Am massivsten aber reagierten neben der Zentralregierung in Bagdad die unmittelbaren Nachbarn der Kurden. Sowohl der Iran, Syrien, vor allem aber die Türkei geben nicht nur ihr Missfallen zu Protokoll, sondern drohen mit weitreichenden Konsequenzen. Während Bagdad den Einsatz der Armee gegen die kurdischen Separatisten nicht ausschließt und dabei vor allem die ölreiche Provinz Kirkuk im Auge hat, drohen der Iran und die Türkei mit Grenzschließungen, Wirtschaftssanktionen und letztlich sogar mit einem Einmarsch ihrer Armeen.

Die Türkei ist der Schlüssel zu einem wirtschaftlich überlebensfähigen kurdischen Staat. Sollte Erdoğan den Transport kurdischen Öls über die Türkei unterbinden und zugleich die Grenze zur Autonomiezone schließen, gehen dem Land nicht nur das Geld, sondern auch die Lebensmittel aus, die ganz überwiegend aus der Türkei nach Erbil und andere kurdische Städte gebracht werden.

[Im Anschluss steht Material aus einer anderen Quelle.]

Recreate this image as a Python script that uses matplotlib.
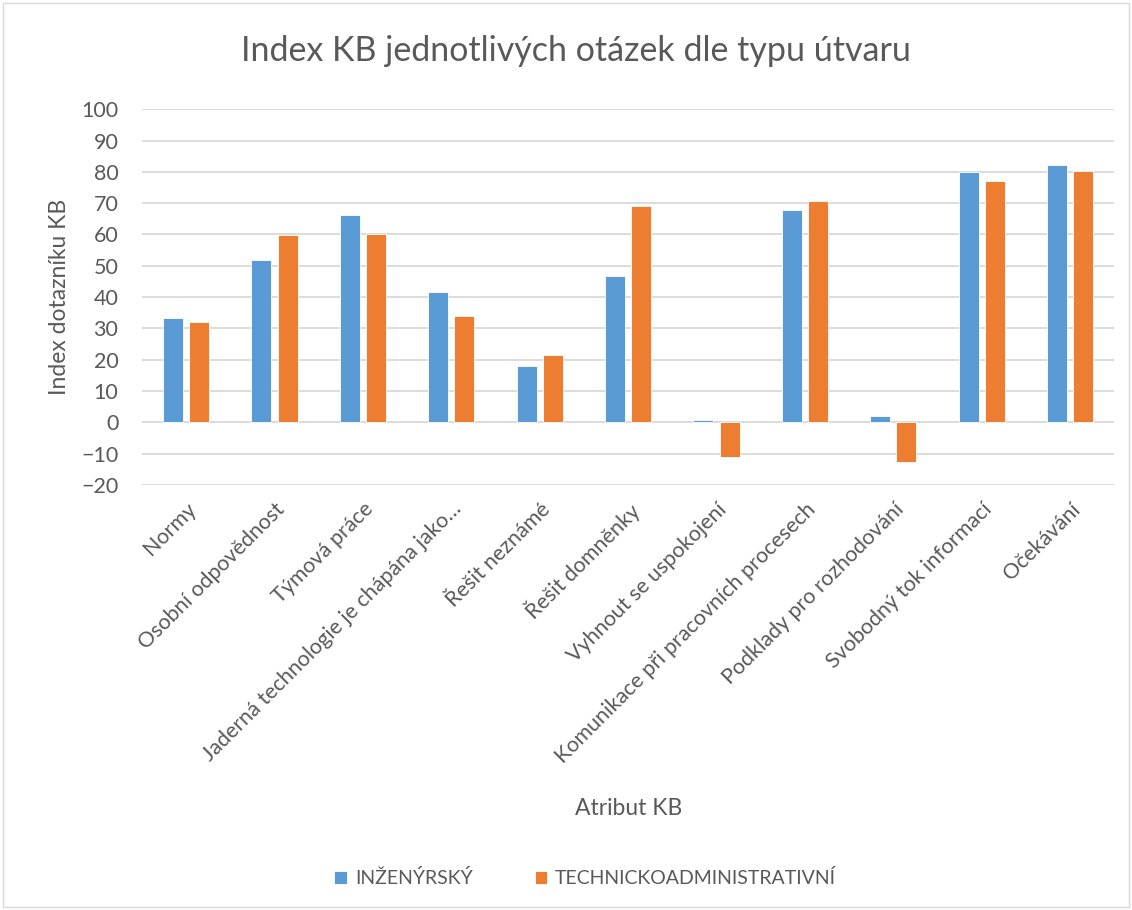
import numpy as np
import matplotlib.pyplot as plt
from matplotlib.patches import Rectangle

plt.rcParams['font.family'] = ['Lato', 'DejaVu Sans']

categories = ["Normy", "Osobní odpovědnost", "Týmová práce",
              "Jaderná technologie je chápána jako…", "Řešit neznámé",
              "Řešit domněnky", "Vyhnout se uspokojení",
              "Komunikace při pracovních procesech", "Podklady pro rozhodování",
              "Svobodný tok informací", "Očekávání"]
inzenyrsky = [33.2, 52.0, 66.3, 41.5, 17.9, 46.8, 0.7, 67.7, 2.0, 79.9, 82.1]
techadmin = [31.9, 59.7, 60.1, 34.1, 21.4, 69.1, -10.9, 70.6, -12.6, 77.2, 80.3]

blue = "#5b9bd5"
orange = "#ed7d31"
grey = "#595959"

fig = plt.figure(figsize=(11.32, 9.1), dpi=100)
ax = fig.add_axes([0.1254, 0.467, 0.859, 0.413])

x = np.arange(len(categories))
w = 0.226
ax.bar(x - 0.148, inzenyrsky, w, color=blue, edgecolor="white", linewidth=0.6,
       label="INŽENÝRSKÝ", zorder=3)
ax.bar(x + 0.148, techadmin, w, color=orange, edgecolor="white", linewidth=0.6,
       label="TECHNICKOADMINISTRATIVNÍ", zorder=3)

ax.set_xlim(-0.5, len(categories) - 0.5)
ax.set_ylim(-20, 100)
ax.set_yticks(range(-20, 101, 10))
ax.grid(axis="y", color="#d9d9d9", linewidth=1.3, zorder=0)
for s in ax.spines.values():
    s.set_visible(False)
ax.tick_params(axis="both", length=0, colors=grey, labelsize=15.5)
ax.tick_params(axis="y", pad=17)
ax.set_xticks(x)
ax.set_xticklabels(categories, rotation=45, ha="right", rotation_mode="anchor")
ax.tick_params(axis="x", pad=10)

fig.suptitle("Index KB jednotlivých otázek dle typu útvaru", x=0.509, y=0.962,
             fontsize=24.5, color=grey)
ax.set_ylabel("Index dotazníku KB", fontsize=16.5, color=grey, labelpad=8)
fig.text(0.555, 0.112, "Atribut KB", fontsize=16.5, color=grey, ha="center", va="center")

fig.legend(loc="center", bbox_to_anchor=(0.517, 0.035), ncol=2, frameon=False,
           fontsize=14, handlelength=0.65, handleheight=0.65, columnspacing=3.2,
           handletextpad=0.4, labelcolor=grey)

fig.patches.append(Rectangle((0.003, 0.003), 0.994, 0.994, transform=fig.transFigure,
                             fill=False, edgecolor="#d9d9d9", linewidth=1))

fig.savefig("out.png", dpi=100)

Kurdenpräsident Barsani war vor dem Referendum klar, dass er Erdoğan damit provozieren würde, doch in Erbil geht man davon aus, dass letztlich auch die türkische Regierung weiterhin ein Interesse daran hat, mit dem konservativen Barsani zusammenzuarbeiten, da die Autonomieregierung bislang die Regierung in Ankara im Kampf gegen die türkisch-kurdische PKK-Guerilla unterstützt hat.

Maximale Drohgebärden

Erst einmal setzt Erdoğan aber auf die maximale Drohgebärde. An der Grenze zum irakischen Kurdengebiet ist die türkische Armee mit starken Verbänden aufgefahren, die sich auf eine Invasion vorbereiten. Seit Dienstag sind auch irakische Spezialkräfte an der türkischen Militärübung beteiligt. Türkische Medien gehen davon aus, dass diese Spezialkräfte die Sicherung der Grenze auf der irakischen Seite übernehmen sollen, die bislang von kurdischen Kämpfern besetzt ist.

Die Regierung in Bagdad hat vor allem die ölreiche Provinz Kirkuk im Auge

Offenbar will die irakische Zentralregierung mit dem Iran und der Türkei die Kurden zunächst von der Außenwelt abschneiden. Neben Grenzschließungen verlangt Bagdad, dass die Autonomieregierung die Kontrolle ihrer beiden Flughäfen an die Zentrale abgibt. Bagdad fordert internationale Fluggesellschaften auf, diese Flughäfen nicht mehr anzufliegen.

Ob die Isolierung gelingt, hängt auch von den USA und Russland ab. Washington hatte vor dem Referendum immer wieder versucht, Barsani davon abzubringen, und Bagdad im Gegenzug aufgefordert, den Kurden beim Poker um die Öleinnahmen entgegenzukommen. Die USA sind kategorisch gegen eine Teilung des Irak, wollen aber auch verhindern, dass es zu Kämpfen zwischen den Kurden und Bagdad kommt.

Ähnlich äußerte sich Putin, der Donnerstag in Ankara erwartet wird. Man könne die nationalen Ambitionen der Kurden verstehen, hieß es im Kreml, eine Teilung des Irak würde aber den Nahen Osten destabilisieren.